Ghosts, at Theatre Works - 96 minutes

Take Henrik Ibsen’s controversial 1881 play – a scathing commentary on morality – and move it from its original Norwegian setting to the Victorian bush in the late 19th century.


That is what the award-winning team of playwright Jodi Gallagher and director/designer Steven Mitchell Wright have done with searing impact.


Having spent years in Paris, widow Helen Alving’s 27-year-old artist son Oswald returns to the family home for the opening of an orphanage, built in memory of his father.

Photos by Daniel Rabin


Captain Alving wasn’t a decent man. Mrs Alving – a God-fearing woman – put up with a great deal, shipping off Oswald to try to protect him.


Pastor Manders had his own designs on Mrs Alving and it took all his intestinal fortitude to convince her to stay with her husband.

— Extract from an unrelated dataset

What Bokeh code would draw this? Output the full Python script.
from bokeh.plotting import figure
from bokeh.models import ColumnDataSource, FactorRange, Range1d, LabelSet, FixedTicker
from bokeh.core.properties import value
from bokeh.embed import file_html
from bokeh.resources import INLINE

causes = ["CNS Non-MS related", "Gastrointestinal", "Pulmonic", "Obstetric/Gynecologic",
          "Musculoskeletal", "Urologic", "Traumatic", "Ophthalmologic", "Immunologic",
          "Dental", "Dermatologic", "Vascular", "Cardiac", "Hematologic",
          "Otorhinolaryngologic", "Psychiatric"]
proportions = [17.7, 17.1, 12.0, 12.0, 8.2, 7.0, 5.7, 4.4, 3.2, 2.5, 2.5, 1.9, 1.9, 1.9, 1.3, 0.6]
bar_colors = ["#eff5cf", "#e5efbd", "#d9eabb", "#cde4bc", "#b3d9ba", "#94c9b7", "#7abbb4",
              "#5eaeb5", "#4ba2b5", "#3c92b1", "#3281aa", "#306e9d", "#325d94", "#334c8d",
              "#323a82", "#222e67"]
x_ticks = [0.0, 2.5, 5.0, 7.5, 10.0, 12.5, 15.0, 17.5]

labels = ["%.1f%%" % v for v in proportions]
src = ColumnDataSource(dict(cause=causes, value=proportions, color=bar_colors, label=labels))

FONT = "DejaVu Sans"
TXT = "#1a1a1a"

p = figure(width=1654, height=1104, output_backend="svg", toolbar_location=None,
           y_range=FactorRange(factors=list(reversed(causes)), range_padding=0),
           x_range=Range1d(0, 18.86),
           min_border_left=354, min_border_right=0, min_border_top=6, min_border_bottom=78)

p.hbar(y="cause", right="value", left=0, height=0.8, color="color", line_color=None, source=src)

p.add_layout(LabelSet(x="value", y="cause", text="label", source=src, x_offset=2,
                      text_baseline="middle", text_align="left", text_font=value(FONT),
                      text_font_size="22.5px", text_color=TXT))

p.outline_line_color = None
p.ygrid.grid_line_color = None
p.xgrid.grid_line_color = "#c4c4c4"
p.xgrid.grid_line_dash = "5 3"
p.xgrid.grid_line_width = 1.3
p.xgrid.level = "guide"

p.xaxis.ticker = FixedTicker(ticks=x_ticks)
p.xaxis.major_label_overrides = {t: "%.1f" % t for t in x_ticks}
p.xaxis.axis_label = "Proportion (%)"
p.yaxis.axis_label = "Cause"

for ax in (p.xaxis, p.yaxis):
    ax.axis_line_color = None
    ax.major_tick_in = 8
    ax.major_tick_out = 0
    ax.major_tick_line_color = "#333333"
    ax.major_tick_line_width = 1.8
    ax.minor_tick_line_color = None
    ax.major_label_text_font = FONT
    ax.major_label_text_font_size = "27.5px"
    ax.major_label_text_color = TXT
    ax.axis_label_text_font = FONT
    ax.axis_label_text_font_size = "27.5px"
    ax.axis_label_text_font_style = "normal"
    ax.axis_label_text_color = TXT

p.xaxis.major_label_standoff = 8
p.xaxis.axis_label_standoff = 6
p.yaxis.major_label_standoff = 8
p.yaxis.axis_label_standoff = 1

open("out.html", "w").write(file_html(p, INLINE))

In Mrs Alving’s employment is maid Regina, with whom Oswald has fallen in love, would like to marry and take back with him to Europe. Only when the shocking truth outs, that idea is quickly scuppered.

There is more at play here involving the carpenter who built the orphanage, Jacob Engstrand. He is looking to feather his own nest. He married Regina’s now deceased mother when she was pregnant with her to Captain Alving.

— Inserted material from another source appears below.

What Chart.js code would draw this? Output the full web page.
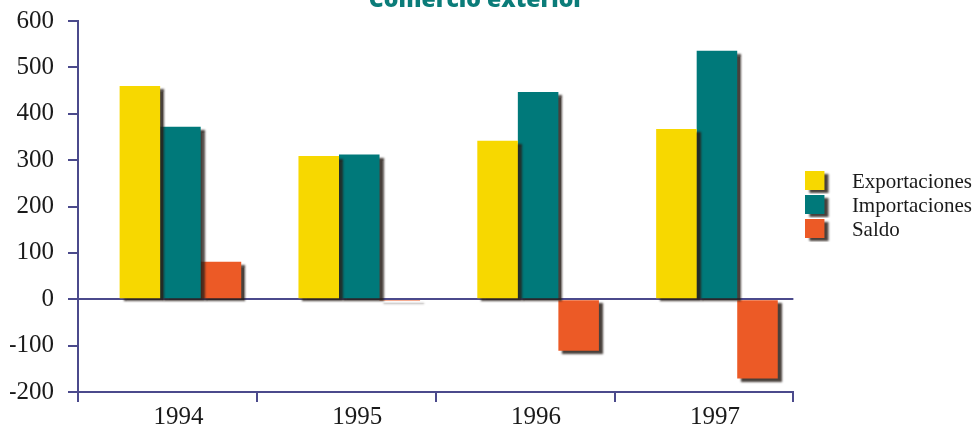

Now Engstrand, who regards Regina as his daughter, wants to open a men’s club with the latter’s involvement, an idea she immediately dismisses.


And with the orphanage set to open, Pastor Manders convinces Mrs Alving not to insure the building because to do so would suggest a lack of faith in divine providence.

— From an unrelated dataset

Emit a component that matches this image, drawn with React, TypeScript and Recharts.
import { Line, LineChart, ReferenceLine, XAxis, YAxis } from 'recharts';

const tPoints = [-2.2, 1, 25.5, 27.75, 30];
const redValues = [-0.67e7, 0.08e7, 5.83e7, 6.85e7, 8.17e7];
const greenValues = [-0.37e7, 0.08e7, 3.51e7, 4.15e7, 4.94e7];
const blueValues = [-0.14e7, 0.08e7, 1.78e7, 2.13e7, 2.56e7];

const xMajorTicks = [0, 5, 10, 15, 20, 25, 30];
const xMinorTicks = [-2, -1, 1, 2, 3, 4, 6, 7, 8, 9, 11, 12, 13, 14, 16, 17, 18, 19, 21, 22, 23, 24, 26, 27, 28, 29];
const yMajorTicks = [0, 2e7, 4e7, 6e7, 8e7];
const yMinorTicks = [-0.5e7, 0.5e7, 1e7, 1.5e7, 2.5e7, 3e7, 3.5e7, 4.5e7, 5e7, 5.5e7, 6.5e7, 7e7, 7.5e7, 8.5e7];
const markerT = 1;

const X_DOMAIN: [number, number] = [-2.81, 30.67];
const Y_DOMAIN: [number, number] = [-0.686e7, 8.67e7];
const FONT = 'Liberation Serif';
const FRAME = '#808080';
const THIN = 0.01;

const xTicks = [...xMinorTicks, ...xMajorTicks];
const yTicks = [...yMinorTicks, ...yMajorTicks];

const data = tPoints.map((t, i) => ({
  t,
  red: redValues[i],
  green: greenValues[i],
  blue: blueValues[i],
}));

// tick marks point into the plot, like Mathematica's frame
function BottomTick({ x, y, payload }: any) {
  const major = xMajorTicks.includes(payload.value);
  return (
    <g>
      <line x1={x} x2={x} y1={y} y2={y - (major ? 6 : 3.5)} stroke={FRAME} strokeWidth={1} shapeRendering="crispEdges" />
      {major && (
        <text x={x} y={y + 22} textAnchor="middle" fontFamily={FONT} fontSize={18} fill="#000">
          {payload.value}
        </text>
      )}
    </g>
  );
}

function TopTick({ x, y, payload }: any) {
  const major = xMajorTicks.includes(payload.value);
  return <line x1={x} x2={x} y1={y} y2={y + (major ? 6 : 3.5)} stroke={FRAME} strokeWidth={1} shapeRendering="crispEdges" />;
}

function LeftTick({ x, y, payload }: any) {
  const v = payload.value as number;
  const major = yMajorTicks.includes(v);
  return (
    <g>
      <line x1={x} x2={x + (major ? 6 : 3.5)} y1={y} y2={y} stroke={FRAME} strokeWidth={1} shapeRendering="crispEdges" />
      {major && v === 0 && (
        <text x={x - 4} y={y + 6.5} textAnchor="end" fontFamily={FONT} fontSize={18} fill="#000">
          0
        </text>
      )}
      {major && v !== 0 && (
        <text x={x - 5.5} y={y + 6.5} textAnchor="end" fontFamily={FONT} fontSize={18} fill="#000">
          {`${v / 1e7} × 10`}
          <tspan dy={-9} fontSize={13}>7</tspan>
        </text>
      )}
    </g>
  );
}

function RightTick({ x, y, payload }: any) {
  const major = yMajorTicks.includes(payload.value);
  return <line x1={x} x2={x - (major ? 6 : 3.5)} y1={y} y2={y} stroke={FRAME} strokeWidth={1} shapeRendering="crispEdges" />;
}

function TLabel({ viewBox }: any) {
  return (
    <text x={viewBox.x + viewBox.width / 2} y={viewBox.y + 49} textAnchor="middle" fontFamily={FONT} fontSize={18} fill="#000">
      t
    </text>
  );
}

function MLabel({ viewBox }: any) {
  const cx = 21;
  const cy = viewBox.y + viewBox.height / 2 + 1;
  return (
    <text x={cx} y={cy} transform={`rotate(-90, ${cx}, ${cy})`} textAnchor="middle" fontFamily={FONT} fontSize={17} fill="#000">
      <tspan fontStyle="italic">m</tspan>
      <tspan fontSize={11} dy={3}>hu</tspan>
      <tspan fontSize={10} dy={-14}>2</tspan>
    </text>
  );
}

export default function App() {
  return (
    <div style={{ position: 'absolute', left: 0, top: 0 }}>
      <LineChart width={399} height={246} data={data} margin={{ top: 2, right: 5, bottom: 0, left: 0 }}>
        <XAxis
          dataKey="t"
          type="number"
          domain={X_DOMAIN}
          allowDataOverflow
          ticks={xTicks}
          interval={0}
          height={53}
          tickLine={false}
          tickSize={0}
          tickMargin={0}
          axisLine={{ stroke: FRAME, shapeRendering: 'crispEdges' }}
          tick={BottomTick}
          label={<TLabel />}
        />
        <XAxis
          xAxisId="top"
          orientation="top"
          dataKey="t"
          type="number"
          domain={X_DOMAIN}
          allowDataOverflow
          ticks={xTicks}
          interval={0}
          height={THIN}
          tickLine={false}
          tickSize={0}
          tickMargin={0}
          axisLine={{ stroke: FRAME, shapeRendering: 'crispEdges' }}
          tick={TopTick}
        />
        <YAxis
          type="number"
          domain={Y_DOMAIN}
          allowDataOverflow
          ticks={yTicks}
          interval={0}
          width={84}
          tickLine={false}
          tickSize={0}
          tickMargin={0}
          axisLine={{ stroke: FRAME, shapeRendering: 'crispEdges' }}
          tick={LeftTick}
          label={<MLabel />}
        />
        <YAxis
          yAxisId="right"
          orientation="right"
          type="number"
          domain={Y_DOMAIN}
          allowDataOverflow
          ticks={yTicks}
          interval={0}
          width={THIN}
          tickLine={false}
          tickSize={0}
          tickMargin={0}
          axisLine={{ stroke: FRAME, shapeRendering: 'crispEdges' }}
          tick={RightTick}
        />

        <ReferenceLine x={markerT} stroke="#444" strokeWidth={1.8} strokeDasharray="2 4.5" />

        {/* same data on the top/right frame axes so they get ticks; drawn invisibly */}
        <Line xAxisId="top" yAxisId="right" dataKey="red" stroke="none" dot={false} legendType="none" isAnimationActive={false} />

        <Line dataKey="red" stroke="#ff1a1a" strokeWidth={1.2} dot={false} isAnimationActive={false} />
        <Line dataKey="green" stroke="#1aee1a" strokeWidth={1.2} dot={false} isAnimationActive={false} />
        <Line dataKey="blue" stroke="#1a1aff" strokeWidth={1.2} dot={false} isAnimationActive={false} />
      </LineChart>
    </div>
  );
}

Fate intervenes, before Mrs Alving has to reconcile herself with a most objectionable request from her son.


Trauma remains at the heart of this new adaptation of Ibsen’s work, which is steeped in societal expectations of the time. In other words, it is all about keeping up appearances.


Ghosts is a journey through the shadow of hidden sins. As such, we can still thrill to the appalling.

The heat and dust of a blistering Australian summer are apparent at the superbly rendered two storey wooden home, where the action takes place.


While the prime focus is on the spoken interactions of the five characters, surreptitiously appearing behind them, in a slow, zombie-like gait, are the other players. These “apparitions” speak to the dark heart of the piece and are a most effective device.


The striking sound design – often loud and piercing – by Leahannah Cleff is another outstanding feature. So, too, Ben Hughes’ moody lighting, which adds to the haunting spectacle.


The performances are rock solid. Laura Iris Hill is robust and stoic as Helen Alving. Her confrontations with Philip Hayden, bellicose and vitriolic as the pastor, stand out.

Gabriel Cali is vulnerable and flighty as Oswald, while there is a pragmatism about Kira May Samu’s representation of Regina. Sleazy and self-serving are the hallmarks of Oliver Cowan’s portrayal of the carpenter.


The gravitas of Henrik Ibsen’s prose gains new life in an eerie and highly praiseworthy reimaging of the work, which is on at Theatre Works until 15th June, 2024.